**Written task:**
Your task is to repeat the lines below exactly, excluding any pictures they contain.

**Dataset excerpt:**

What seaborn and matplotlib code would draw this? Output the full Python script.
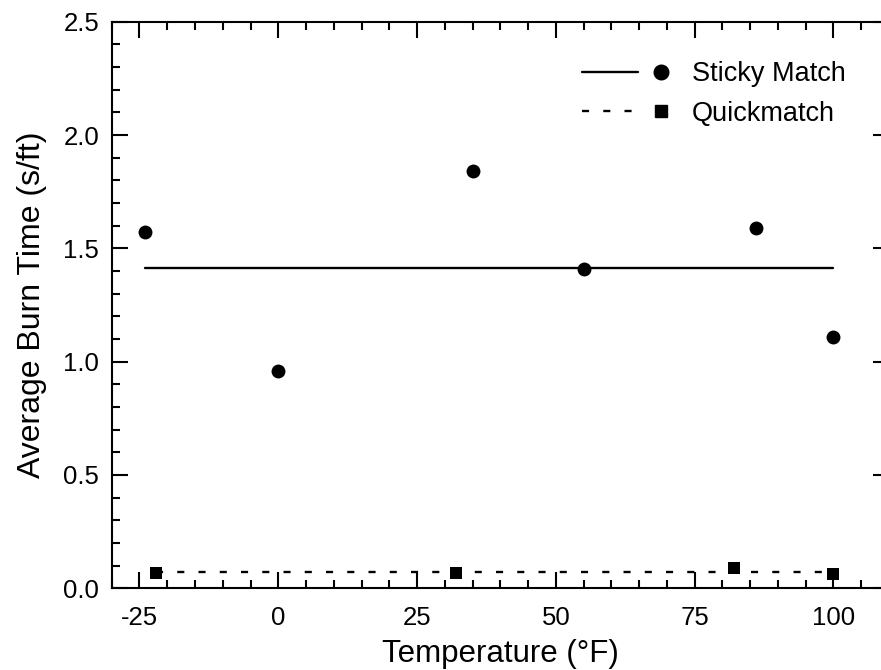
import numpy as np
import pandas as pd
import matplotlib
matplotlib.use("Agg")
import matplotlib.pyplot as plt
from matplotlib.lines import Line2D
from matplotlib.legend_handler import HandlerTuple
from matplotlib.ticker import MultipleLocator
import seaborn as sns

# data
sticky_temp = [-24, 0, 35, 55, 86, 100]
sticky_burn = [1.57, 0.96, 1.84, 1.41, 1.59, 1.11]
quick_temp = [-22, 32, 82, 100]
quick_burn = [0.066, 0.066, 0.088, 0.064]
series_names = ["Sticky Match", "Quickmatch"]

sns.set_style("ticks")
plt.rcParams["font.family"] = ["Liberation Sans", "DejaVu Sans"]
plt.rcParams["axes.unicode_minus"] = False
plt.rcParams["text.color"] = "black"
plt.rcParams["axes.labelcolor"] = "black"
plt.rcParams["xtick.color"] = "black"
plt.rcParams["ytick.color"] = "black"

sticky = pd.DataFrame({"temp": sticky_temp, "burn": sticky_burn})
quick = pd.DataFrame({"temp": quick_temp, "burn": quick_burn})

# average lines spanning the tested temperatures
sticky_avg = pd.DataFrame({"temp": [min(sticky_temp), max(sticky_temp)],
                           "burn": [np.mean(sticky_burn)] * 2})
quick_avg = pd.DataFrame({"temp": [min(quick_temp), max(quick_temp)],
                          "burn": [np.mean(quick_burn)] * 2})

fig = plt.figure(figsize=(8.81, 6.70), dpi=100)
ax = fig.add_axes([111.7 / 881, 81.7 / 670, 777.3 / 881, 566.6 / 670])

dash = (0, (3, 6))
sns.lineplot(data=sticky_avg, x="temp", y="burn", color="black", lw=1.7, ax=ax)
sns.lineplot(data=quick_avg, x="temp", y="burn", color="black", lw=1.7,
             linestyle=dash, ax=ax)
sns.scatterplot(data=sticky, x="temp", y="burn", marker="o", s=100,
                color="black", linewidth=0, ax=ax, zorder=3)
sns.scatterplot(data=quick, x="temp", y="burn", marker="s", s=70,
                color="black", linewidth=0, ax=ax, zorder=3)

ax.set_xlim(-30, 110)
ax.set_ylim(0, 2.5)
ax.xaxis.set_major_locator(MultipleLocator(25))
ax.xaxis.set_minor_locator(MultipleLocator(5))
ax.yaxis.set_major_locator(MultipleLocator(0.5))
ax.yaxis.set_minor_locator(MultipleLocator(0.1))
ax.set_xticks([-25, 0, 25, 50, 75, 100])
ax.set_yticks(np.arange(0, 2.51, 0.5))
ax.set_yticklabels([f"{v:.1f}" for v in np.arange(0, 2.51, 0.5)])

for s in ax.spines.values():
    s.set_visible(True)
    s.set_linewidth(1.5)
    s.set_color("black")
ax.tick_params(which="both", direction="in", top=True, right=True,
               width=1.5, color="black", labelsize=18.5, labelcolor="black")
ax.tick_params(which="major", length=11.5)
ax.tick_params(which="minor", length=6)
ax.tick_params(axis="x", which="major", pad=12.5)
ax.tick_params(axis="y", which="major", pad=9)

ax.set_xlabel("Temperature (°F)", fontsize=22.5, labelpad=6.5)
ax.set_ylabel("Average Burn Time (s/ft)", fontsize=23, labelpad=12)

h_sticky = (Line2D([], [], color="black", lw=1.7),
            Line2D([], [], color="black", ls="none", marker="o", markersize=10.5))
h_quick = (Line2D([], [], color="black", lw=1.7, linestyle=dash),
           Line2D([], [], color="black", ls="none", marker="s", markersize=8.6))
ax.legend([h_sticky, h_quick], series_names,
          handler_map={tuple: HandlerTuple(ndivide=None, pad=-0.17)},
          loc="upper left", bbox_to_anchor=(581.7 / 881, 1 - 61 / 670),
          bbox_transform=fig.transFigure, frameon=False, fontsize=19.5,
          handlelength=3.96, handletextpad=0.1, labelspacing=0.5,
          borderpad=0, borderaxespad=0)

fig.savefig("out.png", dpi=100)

**The solution:**
What seaborn and matplotlib code would draw this? Output the full Python script.
import numpy as np
import pandas as pd
import matplotlib
matplotlib.use("Agg")
import matplotlib.pyplot as plt
from matplotlib.lines import Line2D
from matplotlib.legend_handler import HandlerTuple
from matplotlib.ticker import MultipleLocator
import seaborn as sns

# data
sticky_temp = [-24, 0, 35, 55, 86, 100]
sticky_burn = [1.57, 0.96, 1.84, 1.41, 1.59, 1.11]
quick_temp = [-22, 32, 82, 100]
quick_burn = [0.066, 0.066, 0.088, 0.064]
series_names = ["Sticky Match", "Quickmatch"]

sns.set_style("ticks")
plt.rcParams["font.family"] = ["Liberation Sans", "DejaVu Sans"]
plt.rcParams["axes.unicode_minus"] = False
plt.rcParams["text.color"] = "black"
plt.rcParams["axes.labelcolor"] = "black"
plt.rcParams["xtick.color"] = "black"
plt.rcParams["ytick.color"] = "black"

sticky = pd.DataFrame({"temp": sticky_temp, "burn": sticky_burn})
quick = pd.DataFrame({"temp": quick_temp, "burn": quick_burn})

# average lines spanning the tested temperatures
sticky_avg = pd.DataFrame({"temp": [min(sticky_temp), max(sticky_temp)],
                           "burn": [np.mean(sticky_burn)] * 2})
quick_avg = pd.DataFrame({"temp": [min(quick_temp), max(quick_temp)],
                          "burn": [np.mean(quick_burn)] * 2})

fig = plt.figure(figsize=(8.81, 6.70), dpi=100)
ax = fig.add_axes([111.7 / 881, 81.7 / 670, 777.3 / 881, 566.6 / 670])

dash = (0, (3, 6))
sns.lineplot(data=sticky_avg, x="temp", y="burn", color="black", lw=1.7, ax=ax)
sns.lineplot(data=quick_avg, x="temp", y="burn", color="black", lw=1.7,
             linestyle=dash, ax=ax)
sns.scatterplot(data=sticky, x="temp", y="burn", marker="o", s=100,
                color="black", linewidth=0, ax=ax, zorder=3)
sns.scatterplot(data=quick, x="temp", y="burn", marker="s", s=70,
                color="black", linewidth=0, ax=ax, zorder=3)

ax.set_xlim(-30, 110)
ax.set_ylim(0, 2.5)
ax.xaxis.set_major_locator(MultipleLocator(25))
ax.xaxis.set_minor_locator(MultipleLocator(5))
ax.yaxis.set_major_locator(MultipleLocator(0.5))
ax.yaxis.set_minor_locator(MultipleLocator(0.1))
ax.set_xticks([-25, 0, 25, 50, 75, 100])
ax.set_yticks(np.arange(0, 2.51, 0.5))
ax.set_yticklabels([f"{v:.1f}" for v in np.arange(0, 2.51, 0.5)])

for s in ax.spines.values():
    s.set_visible(True)
    s.set_linewidth(1.5)
    s.set_color("black")
ax.tick_params(which="both", direction="in", top=True, right=True,
               width=1.5, color="black", labelsize=18.5, labelcolor="black")
ax.tick_params(which="major", length=11.5)
ax.tick_params(which="minor", length=6)
ax.tick_params(axis="x", which="major", pad=12.5)
ax.tick_params(axis="y", which="major", pad=9)

ax.set_xlabel("Temperature (°F)", fontsize=22.5, labelpad=6.5)
ax.set_ylabel("Average Burn Time (s/ft)", fontsize=23, labelpad=12)

h_sticky = (Line2D([], [], color="black", lw=1.7),
            Line2D([], [], color="black", ls="none", marker="o", markersize=10.5))
h_quick = (Line2D([], [], color="black", lw=1.7, linestyle=dash),
           Line2D([], [], color="black", ls="none", marker="s", markersize=8.6))
ax.legend([h_sticky, h_quick], series_names,
          handler_map={tuple: HandlerTuple(ndivide=None, pad=-0.17)},
          loc="upper left", bbox_to_anchor=(581.7 / 881, 1 - 61 / 670),
          bbox_transform=fig.transFigure, frameon=False, fontsize=19.5,
          handlelength=3.96, handletextpad=0.1, labelspacing=0.5,
          borderpad=0, borderaxespad=0)

fig.savefig("out.png", dpi=100)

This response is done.